**EXERCISE DESCRIPTION:**
Output the data below in full, character for character.

# # # #

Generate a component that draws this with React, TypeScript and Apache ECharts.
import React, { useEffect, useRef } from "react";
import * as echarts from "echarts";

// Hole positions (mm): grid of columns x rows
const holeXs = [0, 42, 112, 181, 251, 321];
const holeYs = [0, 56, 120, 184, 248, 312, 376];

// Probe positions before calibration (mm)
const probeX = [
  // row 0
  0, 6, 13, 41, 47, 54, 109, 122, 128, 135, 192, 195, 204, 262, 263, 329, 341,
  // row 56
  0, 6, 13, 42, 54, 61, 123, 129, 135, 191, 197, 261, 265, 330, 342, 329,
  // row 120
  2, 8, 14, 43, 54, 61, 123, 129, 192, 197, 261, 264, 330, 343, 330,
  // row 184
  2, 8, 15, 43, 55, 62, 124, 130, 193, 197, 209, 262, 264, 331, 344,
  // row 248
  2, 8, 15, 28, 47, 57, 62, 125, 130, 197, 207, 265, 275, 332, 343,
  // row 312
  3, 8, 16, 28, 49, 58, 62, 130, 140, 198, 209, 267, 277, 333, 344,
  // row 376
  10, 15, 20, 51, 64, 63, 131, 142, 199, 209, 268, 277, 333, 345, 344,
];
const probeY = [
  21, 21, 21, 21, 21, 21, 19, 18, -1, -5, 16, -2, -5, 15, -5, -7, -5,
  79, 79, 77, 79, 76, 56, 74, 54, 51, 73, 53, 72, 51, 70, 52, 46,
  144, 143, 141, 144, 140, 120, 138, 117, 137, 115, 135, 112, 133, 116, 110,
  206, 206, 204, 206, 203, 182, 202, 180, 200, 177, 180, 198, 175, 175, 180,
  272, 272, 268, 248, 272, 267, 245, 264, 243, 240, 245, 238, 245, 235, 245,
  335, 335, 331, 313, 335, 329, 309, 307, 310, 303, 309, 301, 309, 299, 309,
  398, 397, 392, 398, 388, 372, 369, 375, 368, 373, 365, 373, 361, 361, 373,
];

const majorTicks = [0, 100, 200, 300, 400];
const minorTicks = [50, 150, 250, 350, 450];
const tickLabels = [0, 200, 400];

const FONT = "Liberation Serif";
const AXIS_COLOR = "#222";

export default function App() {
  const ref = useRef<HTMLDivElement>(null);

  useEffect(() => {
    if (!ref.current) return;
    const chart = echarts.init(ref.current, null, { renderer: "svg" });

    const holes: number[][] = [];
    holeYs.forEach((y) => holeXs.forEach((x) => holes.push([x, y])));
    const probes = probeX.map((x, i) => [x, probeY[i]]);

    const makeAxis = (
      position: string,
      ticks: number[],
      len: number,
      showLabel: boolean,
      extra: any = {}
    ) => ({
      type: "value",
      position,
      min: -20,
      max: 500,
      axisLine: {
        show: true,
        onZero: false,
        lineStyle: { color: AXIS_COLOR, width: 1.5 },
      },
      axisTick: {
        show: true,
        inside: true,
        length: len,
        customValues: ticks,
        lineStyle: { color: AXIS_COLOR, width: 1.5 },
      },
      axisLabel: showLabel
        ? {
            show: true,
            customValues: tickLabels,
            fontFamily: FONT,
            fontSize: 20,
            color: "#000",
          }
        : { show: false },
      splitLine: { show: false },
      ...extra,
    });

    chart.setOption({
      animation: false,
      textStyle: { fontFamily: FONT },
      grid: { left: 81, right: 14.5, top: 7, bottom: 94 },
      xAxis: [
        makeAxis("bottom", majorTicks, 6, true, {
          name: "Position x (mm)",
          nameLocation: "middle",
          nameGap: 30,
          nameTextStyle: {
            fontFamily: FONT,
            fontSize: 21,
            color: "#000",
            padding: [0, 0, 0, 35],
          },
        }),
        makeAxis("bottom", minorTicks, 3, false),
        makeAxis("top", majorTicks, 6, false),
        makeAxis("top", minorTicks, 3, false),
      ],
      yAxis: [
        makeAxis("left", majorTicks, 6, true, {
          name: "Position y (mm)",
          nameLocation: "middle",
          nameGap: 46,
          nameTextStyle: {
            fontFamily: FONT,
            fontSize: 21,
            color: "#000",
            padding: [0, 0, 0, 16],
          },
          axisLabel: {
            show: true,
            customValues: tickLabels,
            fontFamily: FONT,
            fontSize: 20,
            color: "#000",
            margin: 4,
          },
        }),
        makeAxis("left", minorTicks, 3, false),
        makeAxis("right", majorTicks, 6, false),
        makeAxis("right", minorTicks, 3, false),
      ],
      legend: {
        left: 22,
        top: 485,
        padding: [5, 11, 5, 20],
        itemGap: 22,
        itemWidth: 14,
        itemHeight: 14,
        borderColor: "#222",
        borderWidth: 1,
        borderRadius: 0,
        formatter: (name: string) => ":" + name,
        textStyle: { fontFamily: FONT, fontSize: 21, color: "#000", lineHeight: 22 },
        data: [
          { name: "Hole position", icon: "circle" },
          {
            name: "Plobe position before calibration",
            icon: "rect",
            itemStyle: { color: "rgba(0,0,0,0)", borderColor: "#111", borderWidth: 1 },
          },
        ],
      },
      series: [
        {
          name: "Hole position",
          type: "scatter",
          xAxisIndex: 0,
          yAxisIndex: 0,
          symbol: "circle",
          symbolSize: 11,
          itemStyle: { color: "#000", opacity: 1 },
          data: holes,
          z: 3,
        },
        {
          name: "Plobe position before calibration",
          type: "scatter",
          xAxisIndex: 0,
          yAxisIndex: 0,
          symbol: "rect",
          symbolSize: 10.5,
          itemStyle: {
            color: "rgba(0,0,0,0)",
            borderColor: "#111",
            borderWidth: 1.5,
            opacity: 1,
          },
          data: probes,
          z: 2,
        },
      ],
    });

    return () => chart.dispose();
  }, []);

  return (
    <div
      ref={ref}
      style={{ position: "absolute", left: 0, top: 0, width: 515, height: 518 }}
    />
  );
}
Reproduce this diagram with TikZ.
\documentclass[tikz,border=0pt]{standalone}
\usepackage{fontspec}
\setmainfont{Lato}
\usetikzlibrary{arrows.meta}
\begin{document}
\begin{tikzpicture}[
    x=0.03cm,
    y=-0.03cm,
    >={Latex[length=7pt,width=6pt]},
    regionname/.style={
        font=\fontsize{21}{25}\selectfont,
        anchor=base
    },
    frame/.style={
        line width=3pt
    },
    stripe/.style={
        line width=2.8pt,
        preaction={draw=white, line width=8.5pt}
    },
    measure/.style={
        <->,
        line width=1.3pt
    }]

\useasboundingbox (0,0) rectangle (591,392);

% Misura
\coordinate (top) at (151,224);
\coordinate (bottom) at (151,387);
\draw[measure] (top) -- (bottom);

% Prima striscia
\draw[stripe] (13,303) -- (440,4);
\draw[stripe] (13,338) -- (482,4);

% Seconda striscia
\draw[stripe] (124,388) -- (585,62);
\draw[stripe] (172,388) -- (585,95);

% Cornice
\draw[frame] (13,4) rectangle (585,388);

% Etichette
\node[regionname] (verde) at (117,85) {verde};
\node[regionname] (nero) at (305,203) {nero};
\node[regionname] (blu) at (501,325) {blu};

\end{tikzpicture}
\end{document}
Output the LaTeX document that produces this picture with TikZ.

# # # #

**RESPONSE:**
Generate a component that draws this with React, TypeScript and Apache ECharts.
import React, { useEffect, useRef } from "react";
import * as echarts from "echarts";

// Hole positions (mm): grid of columns x rows
const holeXs = [0, 42, 112, 181, 251, 321];
const holeYs = [0, 56, 120, 184, 248, 312, 376];

// Probe positions before calibration (mm)
const probeX = [
  // row 0
  0, 6, 13, 41, 47, 54, 109, 122, 128, 135, 192, 195, 204, 262, 263, 329, 341,
  // row 56
  0, 6, 13, 42, 54, 61, 123, 129, 135, 191, 197, 261, 265, 330, 342, 329,
  // row 120
  2, 8, 14, 43, 54, 61, 123, 129, 192, 197, 261, 264, 330, 343, 330,
  // row 184
  2, 8, 15, 43, 55, 62, 124, 130, 193, 197, 209, 262, 264, 331, 344,
  // row 248
  2, 8, 15, 28, 47, 57, 62, 125, 130, 197, 207, 265, 275, 332, 343,
  // row 312
  3, 8, 16, 28, 49, 58, 62, 130, 140, 198, 209, 267, 277, 333, 344,
  // row 376
  10, 15, 20, 51, 64, 63, 131, 142, 199, 209, 268, 277, 333, 345, 344,
];
const probeY = [
  21, 21, 21, 21, 21, 21, 19, 18, -1, -5, 16, -2, -5, 15, -5, -7, -5,
  79, 79, 77, 79, 76, 56, 74, 54, 51, 73, 53, 72, 51, 70, 52, 46,
  144, 143, 141, 144, 140, 120, 138, 117, 137, 115, 135, 112, 133, 116, 110,
  206, 206, 204, 206, 203, 182, 202, 180, 200, 177, 180, 198, 175, 175, 180,
  272, 272, 268, 248, 272, 267, 245, 264, 243, 240, 245, 238, 245, 235, 245,
  335, 335, 331, 313, 335, 329, 309, 307, 310, 303, 309, 301, 309, 299, 309,
  398, 397, 392, 398, 388, 372, 369, 375, 368, 373, 365, 373, 361, 361, 373,
];

const majorTicks = [0, 100, 200, 300, 400];
const minorTicks = [50, 150, 250, 350, 450];
const tickLabels = [0, 200, 400];

const FONT = "Liberation Serif";
const AXIS_COLOR = "#222";

export default function App() {
  const ref = useRef<HTMLDivElement>(null);

  useEffect(() => {
    if (!ref.current) return;
    const chart = echarts.init(ref.current, null, { renderer: "svg" });

    const holes: number[][] = [];
    holeYs.forEach((y) => holeXs.forEach((x) => holes.push([x, y])));
    const probes = probeX.map((x, i) => [x, probeY[i]]);

    const makeAxis = (
      position: string,
      ticks: number[],
      len: number,
      showLabel: boolean,
      extra: any = {}
    ) => ({
      type: "value",
      position,
      min: -20,
      max: 500,
      axisLine: {
        show: true,
        onZero: false,
        lineStyle: { color: AXIS_COLOR, width: 1.5 },
      },
      axisTick: {
        show: true,
        inside: true,
        length: len,
        customValues: ticks,
        lineStyle: { color: AXIS_COLOR, width: 1.5 },
      },
      axisLabel: showLabel
        ? {
            show: true,
            customValues: tickLabels,
            fontFamily: FONT,
            fontSize: 20,
            color: "#000",
          }
        : { show: false },
      splitLine: { show: false },
      ...extra,
    });

    chart.setOption({
      animation: false,
      textStyle: { fontFamily: FONT },
      grid: { left: 81, right: 14.5, top: 7, bottom: 94 },
      xAxis: [
        makeAxis("bottom", majorTicks, 6, true, {
          name: "Position x (mm)",
          nameLocation: "middle",
          nameGap: 30,
          nameTextStyle: {
            fontFamily: FONT,
            fontSize: 21,
            color: "#000",
            padding: [0, 0, 0, 35],
          },
        }),
        makeAxis("bottom", minorTicks, 3, false),
        makeAxis("top", majorTicks, 6, false),
        makeAxis("top", minorTicks, 3, false),
      ],
      yAxis: [
        makeAxis("left", majorTicks, 6, true, {
          name: "Position y (mm)",
          nameLocation: "middle",
          nameGap: 46,
          nameTextStyle: {
            fontFamily: FONT,
            fontSize: 21,
            color: "#000",
            padding: [0, 0, 0, 16],
          },
          axisLabel: {
            show: true,
            customValues: tickLabels,
            fontFamily: FONT,
            fontSize: 20,
            color: "#000",
            margin: 4,
          },
        }),
        makeAxis("left", minorTicks, 3, false),
        makeAxis("right", majorTicks, 6, false),
        makeAxis("right", minorTicks, 3, false),
      ],
      legend: {
        left: 22,
        top: 485,
        padding: [5, 11, 5, 20],
        itemGap: 22,
        itemWidth: 14,
        itemHeight: 14,
        borderColor: "#222",
        borderWidth: 1,
        borderRadius: 0,
        formatter: (name: string) => ":" + name,
        textStyle: { fontFamily: FONT, fontSize: 21, color: "#000", lineHeight: 22 },
        data: [
          { name: "Hole position", icon: "circle" },
          {
            name: "Plobe position before calibration",
            icon: "rect",
            itemStyle: { color: "rgba(0,0,0,0)", borderColor: "#111", borderWidth: 1 },
          },
        ],
      },
      series: [
        {
          name: "Hole position",
          type: "scatter",
          xAxisIndex: 0,
          yAxisIndex: 0,
          symbol: "circle",
          symbolSize: 11,
          itemStyle: { color: "#000", opacity: 1 },
          data: holes,
          z: 3,
        },
        {
          name: "Plobe position before calibration",
          type: "scatter",
          xAxisIndex: 0,
          yAxisIndex: 0,
          symbol: "rect",
          symbolSize: 10.5,
          itemStyle: {
            color: "rgba(0,0,0,0)",
            borderColor: "#111",
            borderWidth: 1.5,
            opacity: 1,
          },
          data: probes,
          z: 2,
        },
      ],
    });

    return () => chart.dispose();
  }, []);

  return (
    <div
      ref={ref}
      style={{ position: "absolute", left: 0, top: 0, width: 515, height: 518 }}
    />
  );
}
Reproduce this diagram with TikZ.
\documentclass[tikz,border=0pt]{standalone}
\usepackage{fontspec}
\setmainfont{Lato}
\usetikzlibrary{arrows.meta}
\begin{document}
\begin{tikzpicture}[
    x=0.03cm,
    y=-0.03cm,
    >={Latex[length=7pt,width=6pt]},
    regionname/.style={
        font=\fontsize{21}{25}\selectfont,
        anchor=base
    },
    frame/.style={
        line width=3pt
    },
    stripe/.style={
        line width=2.8pt,
        preaction={draw=white, line width=8.5pt}
    },
    measure/.style={
        <->,
        line width=1.3pt
    }]

\useasboundingbox (0,0) rectangle (591,392);

% Misura
\coordinate (top) at (151,224);
\coordinate (bottom) at (151,387);
\draw[measure] (top) -- (bottom);

% Prima striscia
\draw[stripe] (13,303) -- (440,4);
\draw[stripe] (13,338) -- (482,4);

% Seconda striscia
\draw[stripe] (124,388) -- (585,62);
\draw[stripe] (172,388) -- (585,95);

% Cornice
\draw[frame] (13,4) rectangle (585,388);

% Etichette
\node[regionname] (verde) at (117,85) {verde};
\node[regionname] (nero) at (305,203) {nero};
\node[regionname] (blu) at (501,325) {blu};

\end{tikzpicture}
\end{document}
Output the LaTeX document that produces this picture with TikZ.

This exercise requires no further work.